Janice McGeachin gestures emphatically in a room covered with posters.
Idaho Lt. Gov. Janice McGeachin at a Republican primary celebration in Boise, Idaho, on Tuesday. (Kyle Green/AP)

“He’s got enormous influence,” Cole said of Trump. “I don't know any incumbent that wants the president on the other side of him in a Republican primary. I can tell you I certainly don't. So I think he's still the most important figure inside the Republican coalition, but nobody defines the entire Republican Party by one man, any more than any one figure would define the entire Democratic Party.”

Gentry Collins, a longtime Republican strategist and CEO of the new AmFree Chamber — which formed as a counterweight to former GOP stalwart the U.S. Chamber of Commerce — said he’s seeing a lot of voter discontent over inflation, gas prices and other stressors. That means that candidates seeking support from any wing of the modern GOP need to bring more than just a label to their races.

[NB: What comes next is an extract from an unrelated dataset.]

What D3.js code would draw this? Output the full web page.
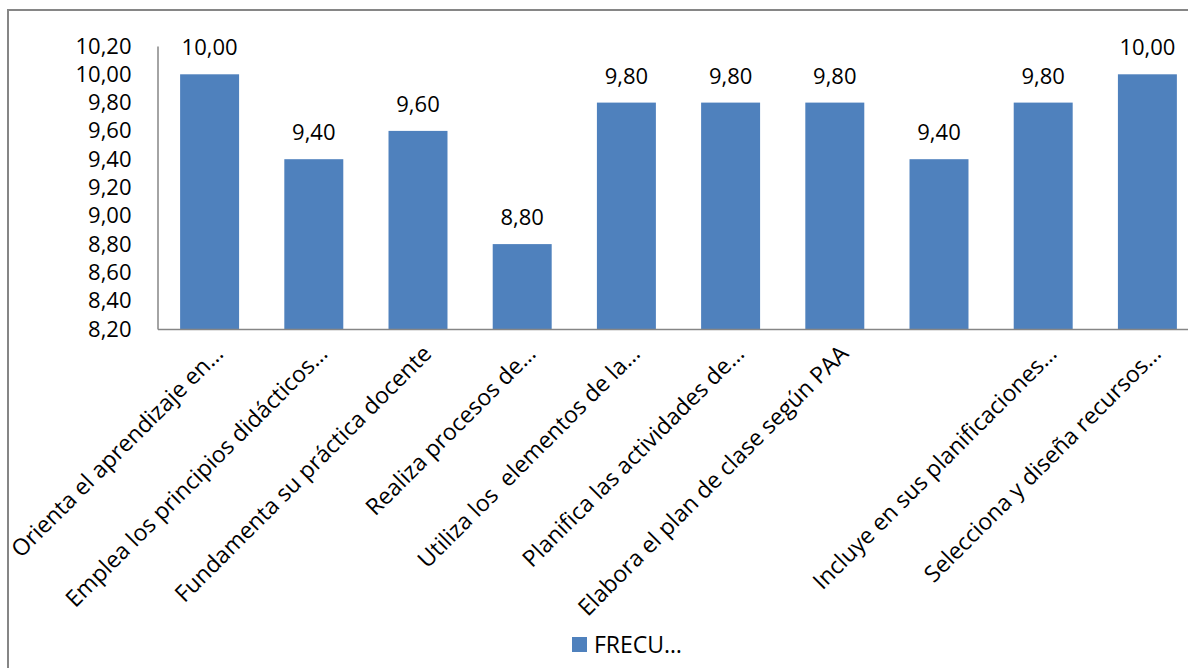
<!DOCTYPE html>
<html>
<head>
<meta charset="utf-8">
<script src="https://cdn.jsdelivr.net/npm/d3@7"></script>
<style>
  html, body { margin: 0; padding: 0; background: #ffffff; }
  svg { display: block; }
  text { font-family: "Open Sans", Lato, sans-serif; fill: #000; }
</style>
</head>
<body>
<svg id="chart" width="1188" height="668"></svg>
<script>
// Category labels as they appear on the axis (the eighth one is blank)
const categories = [
  "Orienta el aprendizaje en…",
  "Emplea los principios didácticos…",
  "Fundamenta su práctica docente",
  "Realiza procesos de…",
  "Utiliza los  elementos de la…",
  "Planifica las actividades de…",
  "Elabora el plan de clase según PAA",
  "",
  "Incluye en sus planificaciones…",
  "Selecciona y diseña recursos…"
];
const seriesName = "FRECU…";
const values = [10.00, 9.40, 9.60, 8.80, 9.80, 9.80, 9.80, 9.40, 9.80, 10.00];
const yTicks = [8.2, 8.4, 8.6, 8.8, 9.0, 9.2, 9.4, 9.6, 9.8, 10.0, 10.2];

const W = 1188, H = 668;
const plot = { left: 157.5, top: 46, right: 1199.5, bottom: 329 };
const barColor = "#4F81BD";
const lineColor = "#868686";
const fontFamily = "'Open Sans', Lato, sans-serif";
const fontSize = 22;
const catFontSize = 23;

const svg = d3.select("#chart");

// Spanish-style number format: comma as decimal separator
const locale = d3.formatLocale({ decimal: ",", thousands: ".", grouping: [3], currency: ["", " €"] });
const fmt = locale.format(".2f");

const x = d3.scaleBand()
  .domain(d3.range(categories.length))
  .range([plot.left, plot.right])
  .paddingInner(0.434)
  .paddingOuter(0.217);

const y = d3.scaleLinear()
  .domain([d3.min(yTicks), d3.max(yTicks)])
  .range([plot.bottom, plot.top]);

// Chart frame
svg.append("rect")
  .attr("x", 8).attr("y", 10)
  .attr("width", W + 40).attr("height", H + 40)
  .attr("fill", "none")
  .attr("stroke", lineColor)
  .attr("stroke-width", 2);

// Bars
svg.append("g").selectAll("rect")
  .data(values)
  .join("rect")
  .attr("x", (d, i) => x(i))
  .attr("width", x.bandwidth())
  .attr("y", d => y(d))
  .attr("height", d => y(y.domain()[0]) - y(d))
  .attr("fill", barColor);

// Value labels above the bars
svg.append("g").selectAll("text")
  .data(values)
  .join("text")
  .attr("x", (d, i) => x(i) + x.bandwidth() / 2)
  .attr("y", d => y(d) - 19)
  .attr("text-anchor", "middle")
  .attr("font-size", fontSize)
  .text(d => fmt(d));

// Y axis
const yAxis = d3.axisLeft(y)
  .tickValues(yTicks)
  .tickFormat(fmt)
  .tickSize(0)
  .tickPadding(26);
const gy = svg.append("g")
  .attr("transform", `translate(${plot.left},0)`)
  .call(yAxis);
gy.select(".domain").attr("stroke", lineColor).attr("stroke-width", 1.5);
gy.selectAll("text")
  .attr("font-size", fontSize)
  .attr("font-family", fontFamily)
  .attr("fill", "#000");

// X axis line
const xAxis = d3.axisBottom(x).tickSize(0).tickFormat("");
const gx = svg.append("g")
  .attr("transform", `translate(0,${plot.bottom})`)
  .call(xAxis);
gx.select(".domain").attr("stroke", lineColor).attr("stroke-width", 1.5);

// Rotated category labels
svg.append("g").selectAll("text")
  .data(categories)
  .join("text")
  .attr("text-anchor", "end")
  .attr("font-size", catFontSize)
  .attr("transform", (d, i) => {
    const cx = x(i) + x.bandwidth() / 2 + 15;
    const cy = plot.bottom + 26;
    return `translate(${cx},${cy}) rotate(-45)`;
  })
  .style("white-space", "pre")
  .text(d => d);

// Legend
const legend = svg.append("g").attr("transform", "translate(572,637)");
legend.append("rect")
  .attr("width", 15).attr("height", 15)
  .attr("fill", barColor);
legend.append("text")
  .attr("x", 22).attr("y", 16)
  .attr("font-size", catFontSize)
  .text(seriesName);
</script>
</body>
</html>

“I don't think it's just enough to be, like, ‘I’m the not-Trump candidate.’ That doesn't work this time. But I think we're also seeing in these primaries that if I've got nothing to offer but being the Trump legacy candidate, that's not quite working, either,” Collins said. “I just fundamentally think people are really worried about bread-and-butter issues, quite literally, and are looking for people that are serious about how to fix that.”